Situation Awareness¶
Situation awareness (SA) is the perception, comprehension, and projection of environmental elements in time and space. Endsley's (1995) three-level model provides the foundational framework:
- Level 1 — Perception: What elements are present in the environment
- Level 2 — Comprehension: What those elements mean in context
- Level 3 — Projection: What will happen next based on current understanding
Mapping to LLM Agents¶
For LLM agents, the SA framework maps directly to architectural properties:
- L1 (Perception) = What is in the agent's context window. The context window IS the SA boundary — anything outside it is not perceived.
- L2 (Comprehension) = The LLM's inference capabilities applied to context content. Understanding relationships, identifying anomalies, recognising patterns.
- L3 (Projection) = Chain-of-thought reasoning about future states, or tool-calling to simulation codes for physics-based projection (see simulator-coupling).
Distributed SA in Multi-Agent Systems¶
Stanton's Distributed SA (DSA) theory treats SA as an emergent sociotechnical property — not something any single agent possesses but something that arises from the interactions between agents (human and AI) and their environment. Gao et al.'s ATSA framework formally includes AI agents as SA subjects.

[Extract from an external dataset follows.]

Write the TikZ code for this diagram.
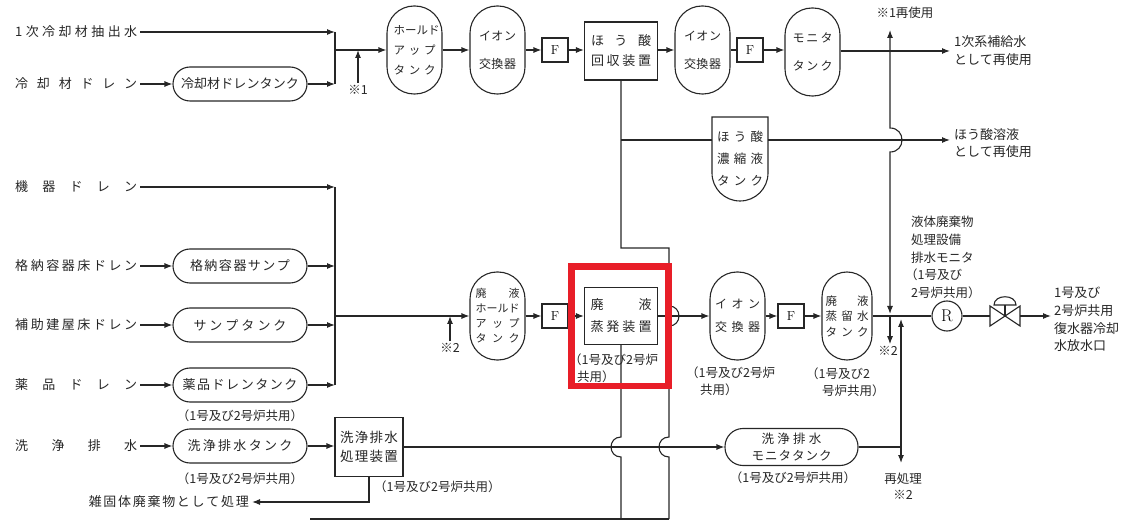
\documentclass[tikz,border=0pt]{standalone}
\usepackage{fontspec}
\newfontfamily\cjk{Noto Sans CJK JP}
\usetikzlibrary{arrows.meta}
\newcommand\jspread[2]{\makebox[#1][s]{\jsprA#2\relax}}
\def\jsprA#1{#1\jsprB}
\def\jsprB#1{\ifx#1\relax\else\hfil#1\expandafter\jsprB\fi}
\definecolor{hlred}{RGB}{232,30,40}
\begin{document}
\begin{tikzpicture}[x=1pt,y=-1pt,
  ln/.style={line width=1.1pt, draw=black!85},
  arr/.style={ln, -{Latex[length=8pt,width=6pt]}},
  dbl/.style={ln, {Latex[length=8pt,width=6pt]}-{Latex[length=8pt,width=6pt]}},
  tankv/.style={draw=black!85, line width=1.1pt, rounded corners=27pt, minimum width=55pt, minimum height=88pt, inner sep=0pt, align=center, text=black!85},
  tankh/.style={draw=black!85, line width=1.1pt, rounded corners=17pt, minimum width=134pt, minimum height=34pt, inner sep=0pt, text=black!85, font=\cjk\fontsize{13}{16}\selectfont},
  fbx/.style={draw=black!85, line width=1.1pt, minimum width=26pt, minimum height=24pt, inner sep=0pt, font=\fontsize{13}{13}\selectfont},
  proc/.style={draw=black!85, line width=1.1pt, inner sep=0pt, align=center, text=black!85},
  src/.style={anchor=west, inner sep=3pt, text=black!85, font=\cjk\fontsize{13}{16}\selectfont},
  lbl/.style={inner sep=2pt, text=black!85, font=\cjk\fontsize{12.5}{17}\selectfont, align=left},
]
\useasboundingbox (0,0) rectangle (1141,521);

% ---------- top row ----------
\node[src] (s1) at (12,32) {\jspread{122pt}{1次冷却材抽出水}};
\node[src] (s2) at (12,84) {\jspread{122pt}{冷却材ドレン}};
\node[tankh] (tk1) at (240,84) {\jspread{118pt}{冷却材ドレンタンク}};
\coordinate (cA) at (335,32);
\coordinate (cB) at (335,84);
\coordinate (j1) at (335,50);
\node[tankv, font=\cjk\fontsize{11.5}{20}\selectfont] (hut1) at (414.5,50) {\jspread{42pt}{ホールド}\\\jspread{42pt}{アップ}\\\jspread{42pt}{タンク}};
\node[lbl] (n1) at (358,90) {※1};
\node[tankv, font=\cjk\fontsize{12}{28}\selectfont] (ix1) at (497.5,50) {\jspread{37pt}{イオン}\\\jspread{37pt}{交換器}};
\node[fbx] (f1) at (555,50) {F};
\node[proc, minimum width=73pt, minimum height=58pt, font=\cjk\fontsize{13}{20}\selectfont] (br) at (621,51) {\jspread{60pt}{ほう酸}\\\jspread{60pt}{回収装置}};
\node[tankv, font=\cjk\fontsize{12}{28}\selectfont] (ix2) at (702.5,50) {\jspread{37pt}{イオン}\\\jspread{37pt}{交換器}};
\node[fbx] (f2) at (750,50) {F};
\node[tankv, font=\cjk\fontsize{12}{28}\selectfont] (mt) at (812.5,52) {\jspread{40pt}{モニタ}\\\jspread{40pt}{タンク}};
\node[lbl, anchor=west, inner sep=4pt, font=\cjk\fontsize{13}{18}\selectfont] (o1) at (950,51) {1次系補給水\\として再使用};
\node[lbl, font=\cjk\fontsize{12.5}{16}\selectfont] (r1) at (905,13) {※1再使用};
\coordinate (t1) at (890,30);

\node[inner sep=0pt, minimum width=56pt, minimum height=84pt, align=center, text=black!85, font=\cjk\fontsize{12.5}{22}\selectfont] (bt) at (740,159) {\jspread{46pt}{ほう酸}\\\jspread{46pt}{濃縮液}\\\jspread{46pt}{タンク}};
\draw[ln] (712,117) -- (768,117) -- (768,173) .. controls (768,188.5) and (755.5,201) .. (740,201) .. controls (724.5,201) and (712,188.5) .. (712,173) -- cycle;
\coordinate (j2) at (621,140);
\node[lbl, anchor=west, inner sep=4pt, font=\cjk\fontsize{13}{17}\selectfont] (o2) at (950,143.5) {ほう酸溶液\\として再使用};

\draw[arr] (s1) -- (cA);
\draw[arr] (s2) -- (tk1);
\draw[arr] (tk1) -- (cB);
\draw[ln] (cA) -- (cB);
\draw[arr] (j1) -- (hut1);
\draw[arr] (n1) -- (n1 |- j1);
\draw[arr] (hut1) -- (ix1);
\draw[arr] (ix1) -- (f1);
\draw[arr] (f1) -- (br.west |- f1);
\draw[arr] (br.east |- f1) -- (ix2);
\draw[ln] (ix2) -- (f2);
\draw[arr] (f2) -- (f2 -| mt.west);
\draw[arr] (mt.east |- o1) -- (o1);

\coordinate (k1) at (621,248);
\coordinate (k2) at (669,248);
\coordinate (k3) at (669,519);
\coordinate (k5) at (310,519);
\draw[ln] (br.south) -- (k1) -- (k2) -- (669,306) .. controls (682.3,306) and (682.3,326) .. (669,326) -- (669,437) .. controls (655.7,437) and (655.7,457) .. (669,457) -- (k3);
\draw[ln] (j2) -- (bt.west |- j2);
\draw[arr] (bt.east |- j2) -- (o2.west |- j2);

\coordinate (t2) at (890,314);
\coordinate (t3) at (890,317);
\draw[dbl] (t1) -- (890,128) .. controls (906,128) and (906,152) .. (890,152) -- (t2);
\node[lbl] (n3) at (888,351) {※2};
\draw[arr] (t3) -- (n3.north -| t3);

% ---------- middle ----------
\node[src] (s3) at (12,187) {\jspread{122pt}{機器ドレン}};
\node[src] (s4) at (12,266) {\jspread{122pt}{格納容器床ドレン}};
\node[tankh] (tk2) at (240,266) {\jspread{100pt}{格納容器サンプ}};
\node[src] (s5) at (12,325) {\jspread{122pt}{補助建屋床ドレン}};
\node[tankh] (tk3) at (240,325) {\jspread{93pt}{サンプタンク}};
\node[src] (s6) at (12,385) {\jspread{122pt}{薬品ドレン}};
\node[tankh] (tk4) at (240,385) {\jspread{115pt}{薬品ドレンタンク}};
\node[lbl] (l4) at (240,416) {（1号及び2号炉共用）};
\coordinate (c3) at (335,187);
\coordinate (c4) at (335,266);
\coordinate (c5) at (335,325);
\coordinate (c6) at (335,385);
\coordinate (j3) at (335,316);
\draw[arr] (s3) -- (c3);
\draw[arr] (s4) -- (tk2);
\draw[arr] (tk2) -- (c4);
\draw[arr] (s5) -- (tk3);
\draw[arr] (tk3) -- (c5);
\draw[arr] (s6) -- (tk4);
\draw[arr] (tk4) -- (c6);
\draw[ln] (c3) -- (c6);

\node[tankv, font=\cjk\fontsize{11}{15}\selectfont] (hut2) at (497.5,316) {\jspread{44pt}{廃液}\\\jspread{44pt}{ホールド}\\\jspread{44pt}{アップ}\\\jspread{44pt}{タンク}};
\draw[arr] (j3) -- (hut2);
\node[lbl] (n2) at (450,348) {※2};
\draw[arr] (n2) -- (n2 |- j3);
\node[fbx] (f3) at (555,316) {F};
\node[proc, minimum width=73pt, minimum height=57pt, font=\cjk\fontsize{13}{22}\selectfont] (ev) at (621,316) {\jspread{61pt}{廃液}\\\jspread{61pt}{蒸発装置}};
\node[lbl, anchor=west, inner sep=0pt] (lev) at (569,368.5) {（1号及び2号炉\\\hspace*{8pt}共用）};
\node[tankv, font=\cjk\fontsize{12}{23}\selectfont] (ix3) at (737.5,316) {\jspread{45pt}{イオン}\\\jspread{45pt}{交換器}};
\node[lbl, anchor=west, inner sep=0pt] (lix) at (686,381.5) {（1号及び2号炉\\\hspace*{14pt}共用）};
\node[fbx] (f4) at (791,316) {F};
\node[tankv, minimum width=50pt, rounded corners=25pt, font=\cjk\fontsize{11.5}{15.5}\selectfont] (dt) at (847,316) {\jspread{43pt}{廃液}\\\jspread{43pt}{蒸留水}\\\jspread{43pt}{タンク}};
\node[lbl, anchor=west, inner sep=0pt] (ldt) at (806,382.5) {（1号及び2\\\hspace*{16pt}号炉共用）};

\draw[arr] (hut2) -- (f3);
\draw[arr] (f3) -- (ev);
\draw[arr] (ev) -- (ix3);
\draw[arr] (ix3) -- (f4);
\draw[arr] (f4) -- (dt);

\node[draw=black!85, line width=1.1pt, circle, minimum size=30pt, inner sep=0pt, font=\fontsize{17}{17}\selectfont] (R) at (947,316) {R};
\node[minimum width=30pt, minimum height=20pt, inner sep=0pt] (vl) at (1005,316) {};
\draw[ln] (dt) -- (R);
\draw[ln] (R) -- (vl.west);
\draw[ln, fill=white] (990,306) -- (1020,326) -- (1020,306) -- (990,326) -- cycle;
\draw[ln] (vl.center) -- (1005,305);
\draw[ln] (994,305) .. controls (994,294) and (1016,294) .. (1016,305) -- cycle;
\node[lbl, anchor=west, inner sep=3pt, font=\cjk\fontsize{13}{17.7}\selectfont] (o3) at (1051,319.5) {1号及び\\2号炉共用\\復水器冷却\\水放水口};
\draw[arr] (vl.east) -- (vl.east -| o3.west);
\node[lbl, anchor=west, inner sep=0pt, font=\cjk\fontsize{12.5}{17.7}\selectfont] (mon) at (911,257.5) {液体廃棄物\\処理設備\\排水モニタ\\\hspace*{-6pt}（1号及び\\2号炉共用）};

\coordinate (u1) at (901,319);
\coordinate (u2) at (901,463);
\coordinate (u3) at (901,447);
\draw[dbl] (u1) -- (u2);
\node[lbl, align=center, font=\cjk\fontsize{12.5}{16}\selectfont] (rp) at (903,486) {再処理\\※2};

% ---------- bottom ----------
\node[src] (s7) at (12,446) {\jspread{122pt}{洗浄排水}};
\node[tankh] (tk5) at (240,446) {\jspread{105pt}{洗浄排水タンク}};
\node[lbl] (l5) at (240,479) {（1号及び2号炉共用）};
\node[proc, minimum width=68pt, minimum height=59pt, font=\cjk\fontsize{13.5}{19}\selectfont] (wb) at (369,447) {\jspread{58pt}{洗浄排水}\\\jspread{58pt}{処理装置}};
\node[lbl, anchor=west, inner sep=0pt] (lwb) at (374,487) {（1号及び2号炉共用）};
\node[lbl, anchor=east, inner sep=3pt, font=\cjk\fontsize{13}{16}\selectfont] (sw) at (252,502) {\jspread{160pt}{雑固体廃棄物として処理}};
\node[tankh, minimum width=133pt, minimum height=37pt, rounded corners=18pt, font=\cjk\fontsize{12.5}{17}\selectfont, align=center] (wm) at (791.5,447) {\jspread{60pt}{洗浄排水}\\\jspread{80pt}{モニタタンク}};
\node[lbl] (lwm) at (793,478) {（1号及び2号炉共用）};

\draw[arr] (s7) -- (tk5);
\draw[arr] (tk5) -- (tk5 -| wb.west);
\draw[arr] (wb.south) |- (sw.east);
\draw[arr] (wb) -- (wm);
\draw[ln] (wm) -- (u3);
\draw[ln] (ev.south) -- (621,437) .. controls (607.7,437) and (607.7,457) .. (621,457) -- (621,519);
\draw[ln] (k5) -- (k3);

% highlight frame
\node[draw=hlred, line width=6.7pt, minimum width=97pt, minimum height=119.5pt, inner sep=0pt] (hl) at (620,326.25) {};
\end{tikzpicture}
\end{document}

Context divergence directly maps to distributed SA failure: when agents build different contexts (different join times, different compression histories, different retrieved documents), their L1 perception diverges, leading to divergent L2 comprehension and L3 projection.
Out-of-Loop Problem¶
A critical human factors concern: operator SA degrades with longer autonomous AI horizons. If the AI system operates independently for extended periods, the human operator loses track of the evolving situation. When they need to intervene — precisely when human judgment matters most — their SA is poorest.
SA Bridge Role¶
The SA Bridge is a designated agent role that translates multi-agent outputs into operator-comprehensible summaries. It does not generate its own analysis but synthesises and presents other agents' work in a format optimised for maintaining operator SA. This role maps to the hsi-architecture delivery layer.
Worked Example¶
Two agents with different conversation histories have different L1 (different facts perceived). This leads to different L2 (different interpretations of plant state). Their L3 projections diverge because they are projecting from different understood states. This is not a reasoning failure — it is a perception failure caused by context-management differences. The fix is better context management, not better models.